Pelezares vai classificar o Atlético. Fez contra o Bahia e o Internacional, fez a jogada e o passe para o gol da vitória. Pelezares fez o atleticano ser feliz de novo com o Atlético. Eu tinha me esquecido de como era, e agradeço a Pelezares a explosão daquele gol derradeiro. De repente não havia mais as duplicatas, o trabalho acumulado sobre a mesa, o Bolsonaro presidente.

Eu havia me esquecido de como uma vitória aos 47 do segundo tempo é capaz de virar a chavinha e acionar o maravilhoso botão do foda-se. Pulei sobre o vizinho de baixo, corri pelo corredor do apartamento com os dois punhos fechados, as veias estufadas, assim como correu o Éder depois de marcar contra a União Soviética, em 1982. Me descabelei, lancei as havaianas no cachorro, comi a samambaia. Puxei a camisa do pijama como o Leo Silva puxa o escudo do Galo, atravessei a mesa de jantar como Diego Hypólito sobre o cavalo. Pobres dessas dancinhas de Playstation na hora do gol perto das minhas cambotas de Vampeta sobre o sofá, no chão, por cima da minha esposa, eu e o meu pastor-alemão. Quando terminei, arfante como Cicciolina, o mundo já havia se transformado num confortável ninho de amores e esperanças.
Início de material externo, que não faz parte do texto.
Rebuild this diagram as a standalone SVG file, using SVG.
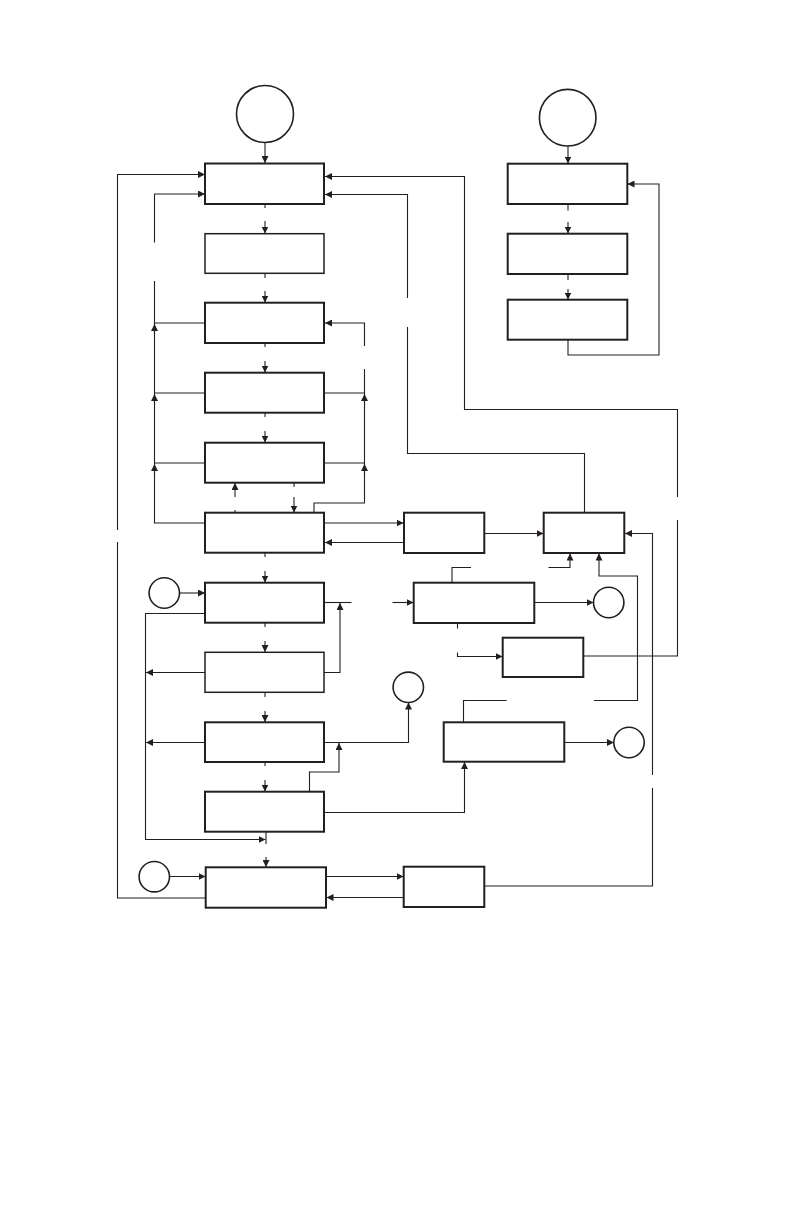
<svg xmlns="http://www.w3.org/2000/svg" width="792" height="1224" viewBox="0 0 792 1224">
<defs>
<marker id="ah" viewBox="0 0 10 10" refX="10" refY="5" markerWidth="7" markerHeight="7" markerUnits="userSpaceOnUse" orient="auto">
<path d="M0,0 L10,5 L0,10 z" fill="#231f20"/>
</marker>
</defs>
<style>
.box{fill:#fff;stroke:#231f20;stroke-width:2}
.thin{stroke-width:1.5}
.circ{fill:#fff;stroke:#231f20;stroke-width:1.6}
.ln{fill:none;stroke:#231f20;stroke-width:1.1}
.ar{fill:none;stroke:#231f20;stroke-width:1.1;marker-end:url(#ah)}
</style>
<rect width="792" height="1224" fill="#fff"/>
<g id="connectors">
<!-- start to A -->
<path class="ar" d="M265,143 V163"/>
<!-- vertical chain stubs and arrows -->
<path class="ln" d="M265,204 V208"/><path class="ar" d="M265,221 V233.5"/>
<path class="ln" d="M265,273.5 V278"/><path class="ar" d="M265,291 V302.5"/>
<path class="ln" d="M265,343 V347"/><path class="ar" d="M265,361 V372.5"/>
<path class="ln" d="M265,413 V417"/><path class="ar" d="M265,431 V442.5"/>
<path class="ln" d="M265,553 V557"/><path class="ar" d="M265,571 V582.5"/>
<path class="ln" d="M265,623 V627"/><path class="ar" d="M265,641 V652"/>
<path class="ln" d="M265,692.5 V697"/><path class="ar" d="M265,711 V722"/>
<path class="ln" d="M265,762 V766"/><path class="ar" d="M265,780 V791.5"/>
<path class="ln" d="M266,832 V844"/><path class="ar" d="M266,857 V867"/>
<!-- E<->F -->
<path class="ln" d="M294,483 V487"/><path class="ar" d="M294,497 V512.5"/>
<path class="ln" d="M235,510 V512.5"/><path class="ar" d="M235,497 V483"/>
<!-- right column -->
<path class="ar" d="M568,146 V163.5"/>
<path class="ln" d="M568,204 V210.5"/><path class="ar" d="M568,222 V233.5"/>
<path class="ln" d="M568,274 V280"/><path class="ar" d="M568,289 V299.5"/>
<path class="ar" d="M568,340 V355 H659 V184 H627.5"/>
<!-- long left loop K -> A -->
<path class="ln" d="M205.5,898 H117.5 V542"/>
<path class="ar" d="M117.5,530 V174.5 H205"/>
<!-- left loop C,D,E,F -> A -->
<path class="ln" d="M205,523 H154.5 V281"/>
<path class="ar" d="M154.5,242.5 V194 H205"/>
<path class="ln" d="M205,323 H154.5"/>
<path class="ln" d="M205,393 H154.5"/>
<path class="ln" d="M205,463 H154.5"/>
<path class="ar" d="M154.5,335 V324"/>
<path class="ar" d="M154.5,405 V394"/>
<path class="ar" d="M154.5,475 V464"/>
<!-- right loop D,E,F -> C -->
<path class="ln" d="M314,512.5 V503 H364.5 V369"/>
<path class="ar" d="M364.5,346 V323 H325"/>
<path class="ln" d="M324,393 H364.5"/>
<path class="ln" d="M324,463 H364.5"/>
<path class="ar" d="M364.5,405 V394"/>
<path class="ar" d="M364.5,475 V464"/>
<!-- P -> A -->
<path class="ln" d="M583.5,656 H677.5 V520"/>
<path class="ar" d="M677.5,497 V409.5 H464.5 V176.5 H325"/>
<!-- Q -> A -->
<path class="ln" d="M584.5,512.5 V453.5 H407.5 V327"/>
<path class="ar" d="M407.5,298 V194.5 H325"/>
<!-- F <-> M -->
<path class="ar" d="M324,523 H403.5"/>
<path class="ar" d="M404,542.5 H325"/>
<!-- M -> Q -->
<path class="ar" d="M484.5,533.5 H543.5"/>
<!-- N -> Q -->
<path class="ln" d="M452,582.5 V567.5 H471"/>
<path class="ar" d="M548.5,567.5 H570 V553.5"/>
<!-- O -> Q -->
<path class="ln" d="M463.5,722 V700.5 H506.5"/>
<path class="ar" d="M594,700.5 H637.5 V576 H599 V553.5"/>
<!-- L -> Q -->
<path class="ln" d="M484.5,886 H652.5 V788"/>
<path class="ar" d="M652.5,775 V533.5 H625"/>
<!-- G -> N ; H -> junction -->
<path class="ln" d="M324,602.5 H351.5"/>
<path class="ar" d="M392.5,602.5 H413.5"/>
<path class="ar" d="M324,672.5 H340 V603"/>
<!-- N -> circle, N -> P -->
<path class="ar" d="M534.5,602.5 H593.5"/>
<path class="ln" d="M457.5,623 V628.5"/>
<path class="ar" d="M457.5,652.5 V656.5 H502.5"/>
<!-- G left, H left, I left -> bottom -->
<path class="ar" d="M205,613.5 H145.5 V839.5 H265.5"/>
<path class="ar" d="M205,672.5 H146"/>
<path class="ar" d="M205,742.5 H146"/>
<!-- I -> circle, J -> junction -->
<path class="ar" d="M324,742.5 H408.5 V702.5"/>
<path class="ar" d="M309.5,791.5 V772 H339 V743"/>
<!-- J -> O -->
<path class="ar" d="M324,812.5 H464.5 V762"/>
<!-- O -> circle -->
<path class="ar" d="M564.5,742.5 H614"/>
<!-- circles -> G, K -->
<path class="ar" d="M179.5,593 H205"/>
<path class="ar" d="M169.5,876.5 H205.5"/>
<!-- K <-> L -->
<path class="ar" d="M326,876.5 H403.5"/>
<path class="ar" d="M403.5,897.5 H326.5"/>
</g>
<g id="startA"><circle class="circ" cx="265" cy="114" r="28.5"/></g>
<g id="startB"><circle class="circ" cx="567.7" cy="117.7" r="28.3"/></g>
<g id="boxA"><rect class="box" x="205" y="163.5" width="119" height="40.5"/></g>
<g id="boxB"><rect class="box thin" x="205" y="233.7" width="119" height="39.6"/></g>
<g id="boxC"><rect class="box" x="205" y="302.7" width="119" height="40.3"/></g>
<g id="boxD"><rect class="box" x="205" y="372.7" width="119" height="40"/></g>
<g id="boxE"><rect class="box" x="205" y="442.7" width="119" height="40"/></g>
<g id="boxF"><rect class="box" x="205" y="512.7" width="119" height="40"/></g>
<g id="boxG"><rect class="box" x="205" y="582.7" width="119" height="40"/></g>
<g id="boxH"><rect class="box thin" x="205" y="652.3" width="119" height="40"/></g>
<g id="boxI"><rect class="box" x="205" y="722.3" width="119" height="39.7"/></g>
<g id="boxJ"><rect class="box" x="205" y="791.7" width="119" height="40"/></g>
<g id="boxK"><rect class="box" x="205.7" y="867.3" width="120.3" height="40.4"/></g>
<g id="boxR1"><rect class="box" x="507.7" y="163.7" width="119.6" height="40.3"/></g>
<g id="boxR2"><rect class="box" x="507.7" y="233.7" width="119.6" height="40.3"/></g>
<g id="boxR3"><rect class="box" x="507.7" y="299.7" width="119.6" height="40"/></g>
<g id="boxM"><rect class="box" x="404" y="512.7" width="80.3" height="40.3"/></g>
<g id="boxQ"><rect class="box" x="543.7" y="512.7" width="80.6" height="40.3"/></g>
<g id="boxN"><rect class="box" x="413.7" y="582.7" width="120.6" height="40.3"/></g>
<g id="boxP"><rect class="box" x="502.7" y="637.7" width="80.6" height="39.3"/></g>
<g id="boxO"><rect class="box" x="443.7" y="722.3" width="120.6" height="39.4"/></g>
<g id="boxL"><rect class="box" x="403.7" y="866.7" width="80.6" height="40.3"/></g>
<g id="circleG"><circle class="circ" cx="164.3" cy="593" r="15.2"/></g>
<g id="circleK"><circle class="circ" cx="154.3" cy="876.7" r="15.2"/></g>
<g id="circleN"><circle class="circ" cx="608.7" cy="602.5" r="15.2"/></g>
<g id="circleI"><circle class="circ" cx="408.3" cy="687.3" r="15.2"/></g>
<g id="circleO"><circle class="circ" cx="629" cy="742.5" r="15.2"/></g>
</svg>
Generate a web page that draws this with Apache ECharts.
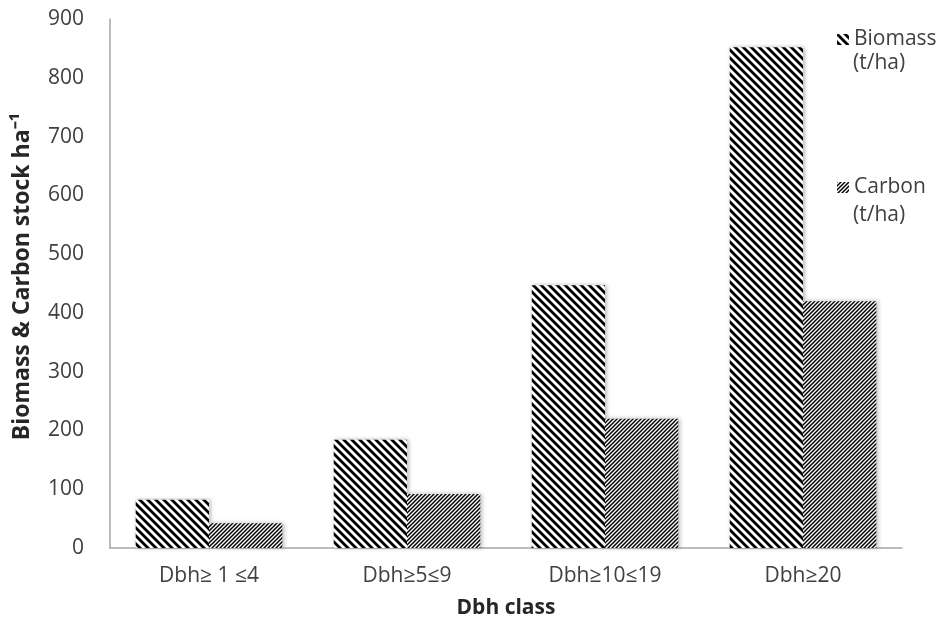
<!DOCTYPE html>
<html>
<head>
<meta charset="utf-8">
<script src="https://cdn.jsdelivr.net/npm/echarts@6/dist/echarts.min.js"></script>
<style>
html,body{margin:0;padding:0;background:#fff;}
#chart{width:940px;height:637px;}
</style>
</head>
<body>
<div id="chart"></div>
<script>
const categories = ['Dbh\u2265 1 \u22644', 'Dbh\u22655\u22649', 'Dbh\u226510\u226419', 'Dbh\u226520'];
const biomass = [82, 184, 447, 852];
const carbon = [42, 92, 220, 420];
const yTicks = {min: 0, max: 900, interval: 100};
const seriesNames = ['Biomass (t/ha)', 'Carbon (t/ha)'];

function makePattern(period, lw, dir) {
  const c = document.createElement('canvas');
  c.width = period; c.height = period;
  const ctx = c.getContext('2d');
  ctx.fillStyle = '#fff';
  ctx.fillRect(0, 0, period, period);
  ctx.strokeStyle = '#000';
  ctx.lineWidth = lw;
  ctx.lineCap = 'square';
  for (let k = -1; k <= 1; k++) {
    ctx.beginPath();
    if (dir === 'back') {
      ctx.moveTo(k * period, 0);
      ctx.lineTo(k * period + period, period);
    } else {
      ctx.moveTo(k * period, period);
      ctx.lineTo(k * period + period, 0);
    }
    ctx.stroke();
  }
  return c;
}

const font = '"Open Sans", sans-serif';
const chart = echarts.init(document.getElementById('chart'));
const bioPat = {image: makePattern(8, 2.8, 'back'), repeat: 'repeat'};
const carPat = {image: makePattern(4, 1.5, 'fwd'), repeat: 'repeat'};

chart.setOption({
  backgroundColor: '#fff',
  animation: false,
  grid: {left: 110, right: 38, top: 19, bottom: 89},
  legend: {
    orient: 'vertical',
    left: 832,
    top: 24,
    itemWidth: 12,
    itemHeight: 11,
    itemGap: 127,
    icon: 'rect',
    data: seriesNames,
    formatter: function (n) { return n.replace(' (t/ha)', ''); },
    textStyle: {fontFamily: font, fontSize: 21, color: '#404040'}
  },
  graphic: [
    {type: 'text', left: 853, top: 53, z: 10, style: {text: '(t/ha)', font: '21px "Open Sans", sans-serif', fill: '#404040'}},
    {type: 'text', left: 853, top: 205, z: 10, style: {text: '(t/ha)', font: '21px "Open Sans", sans-serif', fill: '#404040'}}
  ],
  xAxis: {
    type: 'category',
    data: categories,
    name: 'Dbh class',
    nameLocation: 'middle',
    nameGap: 50,
    nameTextStyle: {fontFamily: font, fontSize: 21, fontWeight: 'bold', color: '#262626'},
    axisLine: {lineStyle: {color: '#a6a6a6', width: 1.5}},
    axisTick: {show: false},
    axisLabel: {fontFamily: font, fontSize: 21, color: '#404040', margin: 18}
  },
  yAxis: {
    type: 'value',
    min: yTicks.min, max: yTicks.max, interval: yTicks.interval,
    name: 'Biomass & Carbon stock ha\u207B\u00B9',
    nameLocation: 'middle',
    nameGap: 76,
    nameTextStyle: {fontFamily: font, fontSize: 23, fontWeight: 'bold', color: '#262626', padding: [0, 0, 0, 14]},
    axisLine: {show: true, lineStyle: {color: '#a6a6a6', width: 1.5}},
    axisTick: {show: false},
    splitLine: {show: false},
    axisLabel: {fontFamily: font, fontSize: 21, color: '#404040', margin: 26}
  },
  series: [
    {
      name: seriesNames[0], type: 'bar', data: biomass,
      barGap: '0%', barCategoryGap: '26%',
      itemStyle: {color: bioPat, shadowBlur: 4, shadowColor: 'rgba(0,0,0,0.3)', shadowOffsetX: 1.5}
    },
    {
      name: seriesNames[1], type: 'bar', data: carbon,
      itemStyle: {color: carPat, shadowBlur: 4, shadowColor: 'rgba(0,0,0,0.3)', shadowOffsetX: 1.5}
    }
  ]
});
</script>
</body>
</html>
Não dormi. A bem da verdade, atravessei a noite na labuta operária do repórter de Carta Capital, interrompendo a mais-valia apenas para ver o Galão da Massa. Ainda bem. Pelezares salvou meu emprego. Merecia menção ao pé da reportagem com a qual me debatia já derrotado: “Colaborou Pelezares”. Talvez fizesse também uma menção honrosa a Terans e Patric, esse pé de boi por quem nutro um estranho carinho. Levir é caso à parte. Levir é amor. Só a metafísica pode explicar a enlouquecedora simbiose entre esse japonês do Paraná e o Galo mais doido do mundo, encontro de Buda com Sid Vicious.

Hoje desço pra Santos. Vou ver Pelezares na Vila Belmiro. Tenho certeza de que estará em casa.